Every possible board is designated by an int 0 < board < 3^9, which expressed in base 3 indicates the content of each of the 9 holes: 0 means empty, 1 means first player's sign and 2 means second player's sign. For the visual representation, the signs used are '.' for empty, 'X' for the first player and 'O' for the second player.
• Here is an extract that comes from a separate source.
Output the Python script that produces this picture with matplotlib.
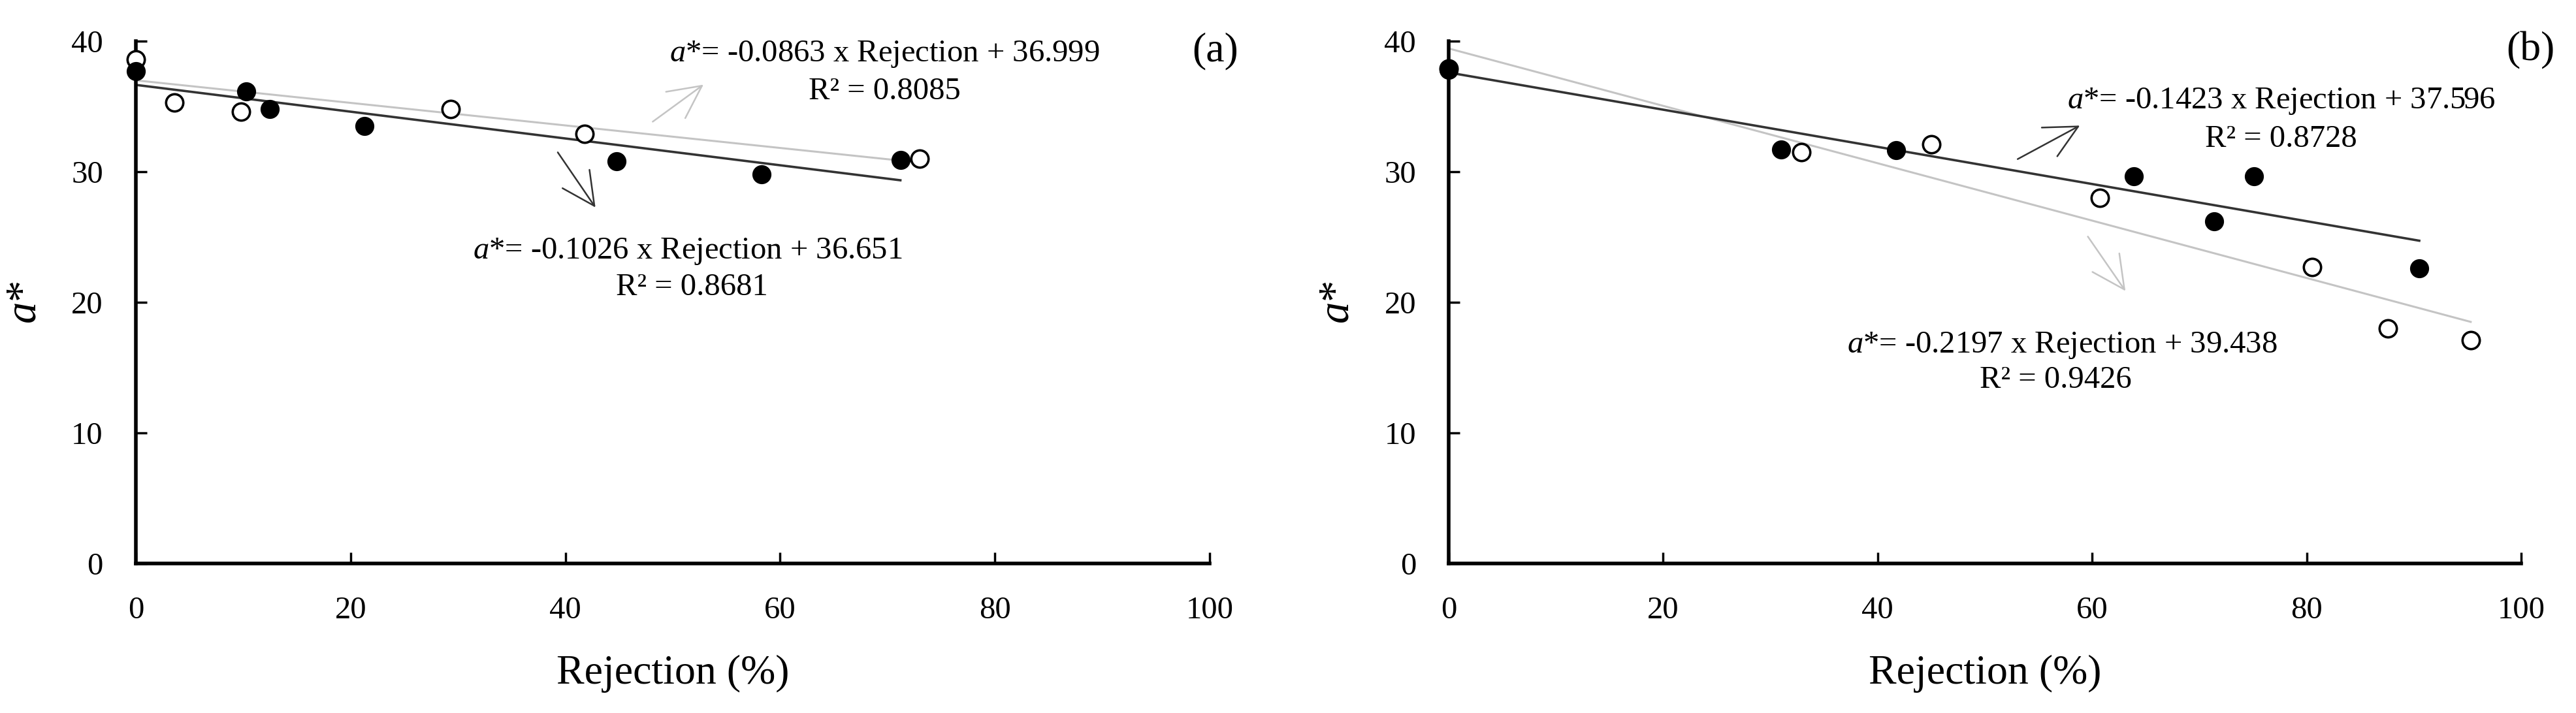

After elimination of invalid boards (wrong number of signs or both players have a line) and reduction of identical positions (up to rotation and reflexion), only 627 boards remain.
The base-3 board number encodes the position of the holes not in a linear way, but following a magic square:
1 | 6 | 5 |
---|---|---|
8 | 4 | 0 |
3 | 2 | 7 |
The advantage of this arrangement is that every possible line (horizontal, vertical or diagonal) adds up to 12. This fact symplifies the detection of wins.
There are 8 symmetry operations, which are encoded in the following way:
n | operation |
---|---|
0 | identity |
1 | 90º turn right |
2 | 180º turn |
3 | 270º turn right |
4 | vertical mirror |
5 | left diagonal mirror (equivalent to operations 4 then 3) |
6 | horizontal mirror (equivalent to operations 4 then 2) |
5 | right diagonal mirror (equivalent to operations 4 then 1) |
The backtracking algorithm arranges the 627 boards, together with information of multiplicity and optimality of every position in that board, into nodes in a network.
An output of board numbers and optimal positions is generated, both reduced (only 627 boards) and extended (4520 boards, rotations and reflexions included).
It is the possible to play the game, either 0, 1 or 2 human players.
Implement the neural network.
Optimise the structure of the network in terms of complexity, under/overfitting, variance and bias.